Question

In the given figure ABC is a right triangle and right angled at B such that \[\angle BCA=2\angle BAC\].
Show that hypotenuse \[AC=2BC\]

Answer 1

Hint: In this question, let us first find the other angles with the given conditions. Then extend BC to a point D such that \[BC=BD\]. Now, from the angles we got and the equation after extending BC we can get the relation between the hypotenuse and the other side.

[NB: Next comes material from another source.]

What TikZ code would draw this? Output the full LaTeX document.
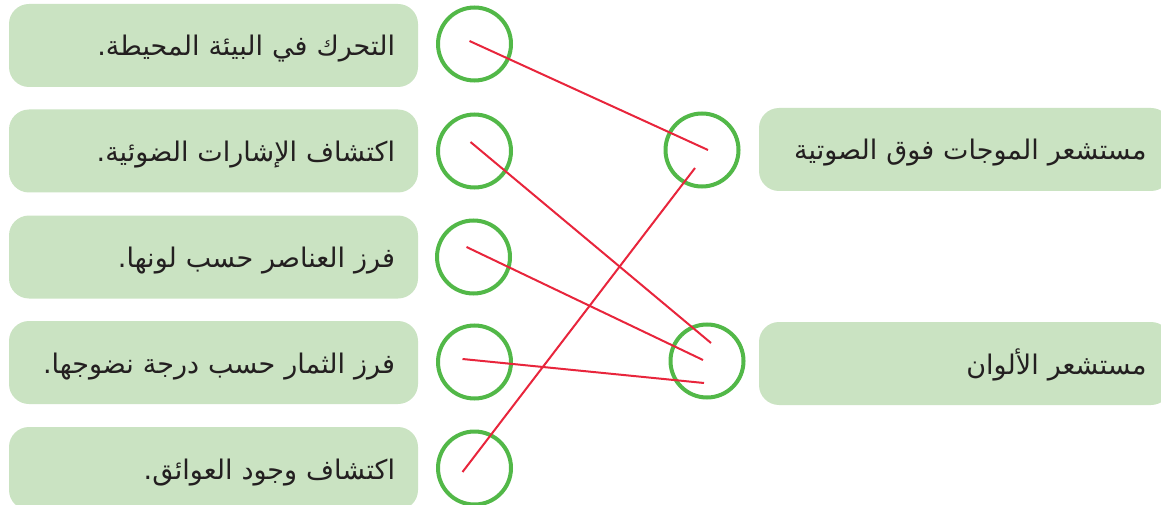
\documentclass[tikz,border=0pt]{standalone}
\usepackage{fontspec}
\TeXXeTstate=1
\newfontfamily\arabicfont[Script=Arabic]{DejaVu Sans}
\usetikzlibrary{calc}
\definecolor{boxgreen}{HTML}{CAE3C2}
\definecolor{ringgreen}{HTML}{52B848}
\definecolor{linered}{HTML}{E8253C}
\definecolor{txt}{HTML}{231F20}
\newcommand{\artext}[1]{\raisebox{-10.5pt}[0pt][0pt]{\beginR #1\endR}}
\begin{document}
\begin{tikzpicture}[x=1pt,y=-1pt,
  lbox/.style={fill=boxgreen, rounded corners=20pt, minimum width=409pt, minimum height=83pt,
    text width=363pt, align=right, inner sep=0pt, font=\arabicfont\fontsize{27}{32}\selectfont, text=txt},
  rbox/.style={lbox, minimum width=412pt},
  ring/.style={circle, draw=ringgreen, line width=4pt, minimum size=73pt, inner sep=0pt},
  link/.style={draw=linered, line width=2pt}]
\useasboundingbox (0,0) rectangle (1161,505);
\clip (0,0) rectangle (1161,505);
% left boxes
\node[lbox] (b1) at (213.5,45.5) {\artext{التحرك في البيئة المحيطة.}};
\node[lbox] (b2) at (213.5,151) {\artext{اكتشاف الإشارات الضوئية.}};
\node[lbox] (b3) at (213.5,257) {\artext{فرز العناصر حسب لونها.}};
\node[lbox] (b4) at (213.5,362.5) {\artext{فرز الثمار حسب درجة نضوجها.}};
\node[lbox] (b5) at (213.5,468.5) {\artext{اكتشاف وجود العوائق.}};
% right boxes
\node[rbox] (rb1) at (965,149.5) {\artext{مستشعر الموجات فوق الصوتية}};
\node[rbox] (rb2) at (965,363.5) {\artext{مستشعر الألوان}};
% circles
\node[ring] (c1) at (474.5,44) {};
\node[ring] (c2) at (474.5,151) {};
\node[ring] (c3) at (473.5,257) {};
\node[ring] (c4) at (474.5,362) {};
\node[ring] (c5) at (474.5,468) {};
\node[ring] (r1) at (702,150) {};
\node[ring] (r2) at (707,361) {};
% connectors
\draw[link] ($(c1.center)+(-5,-3)$) -- ($(r1.center)+(6,0)$);
\draw[link] ($(c2.center)+(-4,-9)$) -- ($(r2.center)+(4,-18)$);
\draw[link] ($(c3.center)+(-7,-10)$) -- ($(r2.center)+(-4,-1)$);
\draw[link] ($(c4.center)+(-12,-3)$) -- ($(r2.center)+(-3,22)$);
\draw[link] ($(c5.center)+(-12,4)$) -- ($(r1.center)+(-7,18)$);
\end{tikzpicture}
\end{document}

Complete step-by-step answer:

Now, as given in the question that \[\angle BCA=2\angle BAC\]
Let us assume \[\angle BAC\]as some variable x.
Now, by substituting this in the above equation we get,
\[\angle BCA=2x\]
As we know that the sum of the angles in a triangle is \[{{180}^{\circ }}\]we get,
\[\Rightarrow \angle BCA+\angle BAC+{{90}^{\circ }}={{180}^{\circ }}\]
Given that the triangle is right angled at B.
Now, by substituting the respective values in terms of variables in the above equation we get,
\[\Rightarrow 2x+x+{{90}^{\circ }}={{180}^{\circ }}\]
Now, on rearranging the terms and on further simplification we get,
\[\Rightarrow 3x+{{90}^{\circ }}={{180}^{\circ }}\]
Now, on subtracting \[{{90}^{\circ }}\]on both sides we get,
\[\Rightarrow 3x={{90}^{\circ }}\]
Let us now divide with 3 on the both sides then we get,
\[\begin{align}
  & \Rightarrow x=\dfrac{{{90}^{\circ }}}{3} \\
 & \therefore x={{30}^{\circ }} \\
\end{align}\]
Now, let us find the other angle by using the respective relation.
\[\begin{align}
  & \Rightarrow 2x=2\times {{30}^{\circ }} \\
 & \therefore 2x={{60}^{\circ }} \\
\end{align}\]
Hence,
\[\angle BCA={{60}^{\circ }},\angle BAC={{30}^{\circ }}\]
Now, let us extend BC to the point D and draw the diagram.

Here, \[BC=BD\]
\[\angle ABC=\angle ABD={{90}^{\circ }}\]
As given that the triangle is right angled at B.
\[AB=AB\]
As it is the common side.
Now, by using the SAS congruency we can say that,
\[\vartriangle ABC\cong \vartriangle ABD\]
Thus, we can say that,
\[\angle BAC=\angle BAD={{30}^{\circ }}\]
We can now get the angle \[\angle CAD\]
\[\Rightarrow \angle CAD=\angle BAC+\angle BAD\]
Now, on substituting the respective values we can get,
\[\begin{align}
  & \Rightarrow \angle CAD={{30}^{\circ }}+{{30}^{\circ }} \\
 & \therefore \angle CAD={{60}^{\circ }} \\
\end{align}\]
By considering the triangle ACD we can say that,
\[\Rightarrow \angle CAD+\angle BCA+\angle BDA={{180}^{\circ }}\]
Now, on substituting the corresponding values of the angles we get,
\[\begin{align}
  & \Rightarrow {{60}^{\circ }}+{{60}^{\circ }}+\angle BDA={{180}^{\circ }} \\
 & \Rightarrow \angle BDA={{180}^{\circ }}-{{120}^{\circ }} \\
 & \therefore \angle BDA={{60}^{\circ }} \\
\end{align}\]
\[\therefore \angle CAD=\angle BCA=\angle BDA={{60}^{\circ }}\]
Thus, triangle ACD is an equilateral triangle which means that all the sides are equal.
\[\Rightarrow AC=CD\]
As we already know that BC and BD are equal we can say that,
\[\begin{align}
  & \Rightarrow AC=CB+BD \\
 & \Rightarrow AC=BC+BC \\
 & \therefore AC=2BC \\
\end{align}\]

Note: It is important to extend BC to a point D where BC is equal to BD is one of the crucial steps in solving this question because if only they are equal then we can prove the congruency which in turn helps in showing that the larger triangle is an equilateral triangle.
Instead of assuming some variable to the angles in the triangle we can directly calculate them by using that their sum should be a right angle which also gives the same result. Finding these angles is important because it helps in showing that the triangle is equilateral as all of them are \[{{60}^{\circ }}\].
Two triangles that are identical in all respects are said to be congruent. Which means the corresponding sides and the corresponding are equal in those triangles. SAS congruency states that two sides and the included angle of one triangle are respectively equal to two sides and the included angle of the other triangle.